PRIME is bringing new *energy* into the sports drink industry! Over a year ago, Logan Paul and KSI (first known together for their iconic 2018 and 2019 fights) announced their partnership on drinks company PRIME. In 2022, they became the official sponsor for Timmy Hill’s NASCAR vehicle and Arsenal Football Club. This month, the sports drink partnered with UFC. Paul explained that he asked for PRIME to take a UFC spot for an Australian event, and his friend Dana White (UFC President) added that “the contract they had with the current isotonic partner … was expiring at 2022.” They then won the bid, working with UFC for the next three years. The brand has been incredibly successful with Gen Z, due to a variety of factors — tweenage memories of watching Logan Paul, risk-taking ad campaigns, and their powerful brand partnerships, for some. Similar to the Monster craze in 2020, young people have tried to collect all 13 variations; this is increasingly hard, as prices have skyrocketed and supply is quickly sold out. A 12-pack currently retails for $29.99 on the PRIME site. One TikTok user joked about having bodyguards protect their 20 bottles of PRIME. This rapidly-growing brand is an example of effective Gen Z-centered marketing strategies. 
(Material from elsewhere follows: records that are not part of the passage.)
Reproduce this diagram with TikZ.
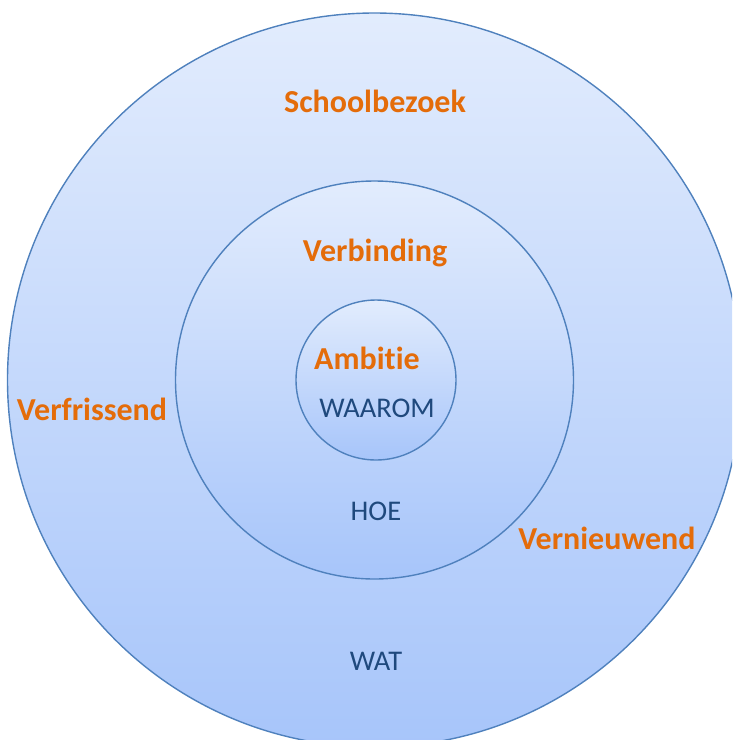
\documentclass[tikz,border=0pt]{standalone}
\usepackage{fontspec}
\setmainfont{Carlito}[Ligatures=NoCommon]
\usepackage{xcolor}
\usetikzlibrary{positioning}

\definecolor{ringline}{HTML}{4F81BD}
\definecolor{ringtop}{HTML}{E2ECFD}
\definecolor{ringbot}{HTML}{A7C5FA}
\definecolor{keyword}{HTML}{E46C0A}
\definecolor{question}{HTML}{1F497D}

\begin{document}
\begin{tikzpicture}[
  x=1pt, y=-1pt,
  ring/.style={draw=ringline, line width=1.4pt, circle, inner sep=0pt,
               minimum size=#1, top color=ringtop, bottom color=ringbot},
  kw/.style={font=\fontsize{32}{38}\selectfont\bfseries, text=keyword,
             inner sep=0pt},
  ask/.style={font=\fontsize{28.5}{34}\selectfont, text=question,
              inner sep=0pt},
]
\useasboundingbox (0,0) rectangle (732,740);
\clip (0,0) rectangle (732,740);

%% --- Cirkels ---
\node[ring=734pt] (wat)    at (374.5,380) {};
\node[ring=398pt] (hoe)    at (374.5,380) {};
\node[ring=160pt] (waarom) at (376,380)   {};

%% --- Teksten ---
\node[kw]  (school)  at (375,101) {Schoolbezoek};
\node[kw]  (verb)    at (375,253) {Verbinding};
\node[kw]  (amb)     at (367,358) {Ambitie};
\node[ask] (waaromt) at (377,408) {WAAROM};
\node[ask] (hoet)    at (376,511) {HOE};
\node[ask] (watt)    at (376,661) {WAT};
\node[kw]  (verfr)   at (92,409)  {Verfrissend};
\node[kw]  (vernw)   at (607,538) {Vernieuwend};

\end{tikzpicture}
\end{document}
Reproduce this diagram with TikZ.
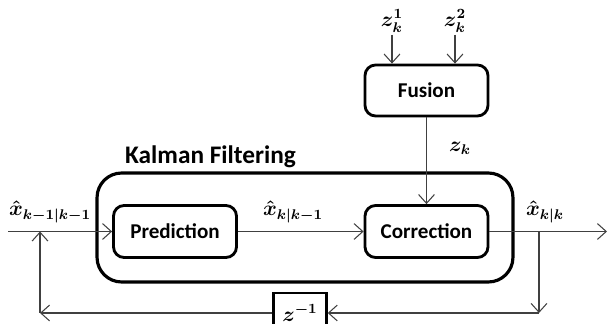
\documentclass[tikz,border=0pt]{standalone}
\usepackage{amsmath,amssymb}
\usepackage{fontspec}
\setmainfont{Carlito}
\usetikzlibrary{arrows.meta,positioning,calc}

\begin{document}
\begin{tikzpicture}[
    x=0.02cm, y=-0.02cm,
    block/.style={draw, line width=1.6pt, rounded corners=6pt, minimum width=2.46cm, minimum height=1.04cm, font=\bfseries\large},
    arr/.style={-{Straight Barb[length=5pt,width=9pt]}, line width=0.6pt, black!75},
    lbl/.style={font=\large\boldmath, inner sep=1pt}
  ]
    \useasboundingbox (0,0) rectangle (613,324);
    % outer filter box
    \node[draw, line width=1.8pt, rounded corners=14pt, minimum width=8.32cm, minimum height=2.18cm] (KF) at (305,227.5) {};
    \node[font=\bfseries\Large, anchor=west] (KFtitle) at (119,157) {Kalman Filtering};
    \node[block] (pred) at (175,231.5) {Prediction};
    \node[block] (corr) at (426.5,231.5) {Correction};
    \node[block, minimum height=1.02cm] (fus) at (426.5,90.5) {Fusion};
    \node[draw, line width=1.4pt, minimum width=1.06cm, minimum height=0.8cm, font=\large] (delay) at (300,313) {$\boldsymbol{z^{-1}}$};
    % labels
    \node[lbl] (z1) at (392,21) {$z_k^1$};
    \node[lbl] (z2) at (455,21) {$z_k^2$};
    \node[lbl] (zk) at (460,148) {$z_k$};
    \node[lbl] (xin) at (50,212) {$\hat{x}_{k-1|k-1}$};
    \node[lbl] (xpred) at (293,212) {$\hat{x}_{k|k-1}$};
    \node[lbl] (xout) at (545,212) {$\hat{x}_{k|k}$};
    % signal points
    \coordinate (in) at (8,231.5);
    \coordinate (out) at (607,231.5);
    \coordinate (tapR) at (539,231.5);
    \coordinate (tapRb) at (539,313);
    \coordinate (tapL) at (40,231.5);
    \coordinate (tapLb) at (40,313);
    % connections
    \draw[arr] (z1) -- (z1 |- fus.north);
    \draw[arr] (z2) -- (z2 |- fus.north);
    \draw[arr] (fus) -- (corr);
    \draw[arr] (in) -- (pred);
    \draw[arr] (pred) -- (corr);
    \draw[arr] (corr) -- (out);
    \draw[arr] (tapR) -- (tapRb);
    \draw[arr] (tapRb) -- (delay);
    \draw[arr] (delay) -- (tapLb);
    \draw[arr] (tapLb) -- (tapL);
  \end{tikzpicture}
\end{document}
Are you Homie McSexual or Krieg Blitzkraut? The “Harry Potter”-centered “Hogwarts Legacy” game was released on February 10, and people have ~thoughts~ about it. In recent years, an increased number of people have called J.K. Rowling out for her transphobic, racist, and antisemitic actions (both in and out of the “Harry Potter” series). With the release of this game, transgender, POC, and Jewish online users and their allies have asked their networks to boycott the game. Rowling will both earn money in the form of royalties and an increase in relevance of the “Harry Potter” series the more relevance “Hogwarts Legacy” has. Though the game introduced a transgender NPC (who reveals her identity by saying classmates took “a second to realize I was actually a witch, not a wizard) at the Three Broomsticks, this was not as positive an addition as the developers made it seem. Transgender people were quickly offended at the character’s name — Sirona Ryan — because it starts with “sir” and she has a typically masculine name as her surname. This discussion, similar to that about the movies’ Cho Chang, led Twitter users to joke about potential Harry Potter character names. The first Bostonian? Southie Chowdah. Nonbinary? Frogtism von Twogenders. On many of the serious videos asking others to boycott, however, people have decided to buy the game just to spite creators like @rynnstar. ZannahG has compiled a helpful resource with more information about the game and Rowling, as well as a comprehensive list of alternatives to “Hogwarts Legacy.” 


✨ Are you a shameless karaoke lover? TikTok users have been challenged to perform karaoke — without looking at the lyrics. Users like @ivanantoniochacon and @andistry_ sang their hearts out on the app. Now, the biggest problem: What song to pick? 

“We got whatchu looking for” is running my TikTok right now! This cheerleading call and response has caught fire on social media, with young people ironically showing what qualities they provide. Whether it’s being emotionally unstable or obsessed with eating ice, Gen Z has got it all. 

✨ Ice Spice is the queen of 2023 Gen Z. She has been the subject of countless TikTok trends, as well as collaborating with Pinkpantheress and Lil Tjay. The current trending audio is a mash-up of Nicki Minaj’s “Check It Out” and Ice Spice’s “In Ha Mood.” Someone added two dancing Barbie dogs to the audio, and the rest is history. 

Screenshot of the Week 

“I’m free on February 14 BTW” has become an identifying phrase for single Gen Zers around Valentine’s Day. Whether framed as a thirst trap or meme, this always seems to appear on social media at the same time every store begins to shove Cupid and heart candies down your throat. @vuxsal joked about this and how “we can tell” someone is single and desperate. Who’s worse, though: the annoying couples or the self-deprecating singles?